Most lawyers generally perform in the counseling "mode." When a lawyer
acts as an advisor, he has to reflect upon the future ramifications of his conduct.
Often, a tax opinion letter or other document an attorney drafts is designed
to encourage third party investments. Since the letter was intended to induce
third party or non-client reliance, suits against drafters by non-clients are
somewhat justifiable.
The bright line segregating advocates from advisors is fading, and a new type
of hybrid lawyering is emerging in the profession. It could be labeled as a
"third way" of lawyering, much like Prime Minister Tony Blair's "third
way." These "third way" lawyers, or "regulatory counsel,"
are involved in pervasively regulated industries like financial institutions,
publicly traded corporations, pharmaceuticals or healthcare.
Attorneys representing pervasively regulated clients absolutely know that their
documents will face stringent governmental scrutiny by ad-ministrative regulators.
Their position is not as uncertain as typical transactional lawyers, whose documents
may forever remain in darkness, yet these lawyers may not be truly adversarial
with the regulators.
Clearly, questionable representations or errors on compliance documents could
result in tremendous financial losses for their clients, such as a hospital
losing Medicare or mistakes resulting in full-blown audits. Some authorities
maintain that there are enhanced duties of candor owed by lawyers operating
in the regulatory landscape that are akin to the duty of candor to the court.
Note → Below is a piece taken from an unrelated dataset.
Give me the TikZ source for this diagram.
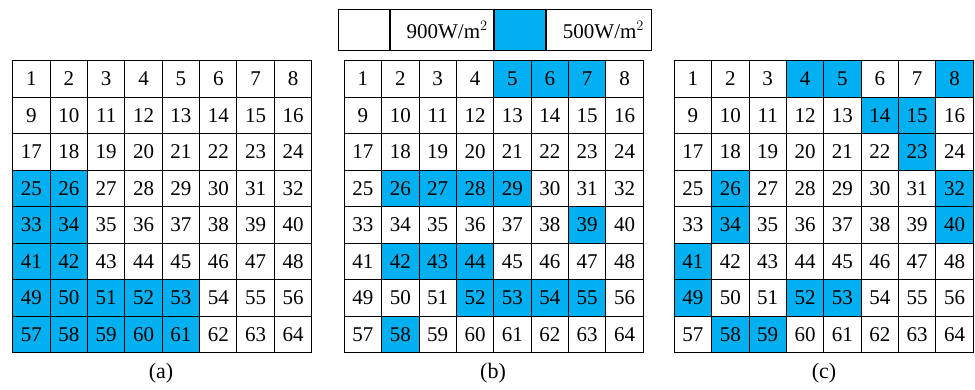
\documentclass[tikz,border=0pt]{standalone}
\usepackage{fontspec}
\setmainfont{Liberation Serif}
\usetikzlibrary{backgrounds}
\definecolor{skyblue}{HTML}{00B0F0}
\begin{document}
\begin{tikzpicture}[x=1pt,y=-1pt,
  txt/.style={font=\fontsize{21}{21}\selectfont},
  cell/.style={txt, draw, line width=1pt, minimum width=37.375pt,
    minimum height=36.5pt, inner sep=0pt, anchor=center},
  legbox/.style={txt, draw, line width=1pt, minimum height=41.7pt,
    inner sep=0pt, anchor=west},
  caption/.style={font=\fontsize{22}{22}\selectfont}]
\useasboundingbox (0,0) rectangle (975,390);

% three 8x8 grids of numbered cells
\foreach \g/\x in {a/12.7, b/344.3, c/674.3} {
  \foreach \i in {1,...,64} {
    \pgfmathtruncatemacro\r{(\i-1)/8}
    \pgfmathtruncatemacro\c{\i-1-8*\r}
    \node[cell] (\g-\i) at ({\x+(\c+0.5)*37.375},{60.7+(\r+0.5)*36.5}) {\i};
  }
}

% blue (500 W/m^2) cells
\begin{scope}[on background layer]
  \foreach \i in {25,26,33,34,41,42,49,50,51,52,53,57,58,59,60,61}
    \fill[skyblue] (a-\i.south west) rectangle (a-\i.north east);
  \foreach \i in {5,6,7,26,27,28,29,39,42,43,44,52,53,54,55,58}
    \fill[skyblue] (b-\i.south west) rectangle (b-\i.north east);
  \foreach \i in {4,5,8,14,15,23,26,32,34,40,41,49,52,53,58,59}
    \fill[skyblue] (c-\i.south west) rectangle (c-\i.north east);
\end{scope}

% legend
\node[legbox, minimum width=51.3pt] (leg1) at (337.7,30.15) {};
\node[legbox, minimum width=103.3pt] (leg2) at (leg1.east) {\hspace*{10pt}900W/m$^2$};
\node[legbox, minimum width=50.4pt, fill=skyblue] (leg3) at (leg2.east) {};
\node[legbox, minimum width=105.6pt] (leg4) at (leg3.east) {\hspace*{9pt}500W/m$^2$};

% captions
\node[caption] (capa) at (161,373) {(a)};
\node[caption] (capb) at (493,373) {(b)};
\node[caption] (capc) at (824,373) {(c)};
\end{tikzpicture}
\end{document}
In some states, that duty of candor to the tribunal can even trump the duty
of confidentiality owed to the client. This argument maintains that since lawyers
are aware of the negative impact caused by erroneous disclosure or compliance,
they have a heightened duty to be accurate and truthful.
There are no special rules etched in stone for lawyers interacting with governmental
regulators, and "cooperation" with a regulator can suddenly become
strategic posturing for future litigation. Regulators are not immune from mistakes,
or misconstruing their mandate; they too can become overly zealous or simply
be wrong.
It would probably be easier if we actually wore wigs. Then at least clients,
third parties, regulators and judicial officers would get clear signals of the
role in which we were engaged. But we would lose the edge that skillful use
of ambiguity sometimes provides in terms of leveraging a client's changing position.
And, don- ning a wig exacerbates "bad hair days."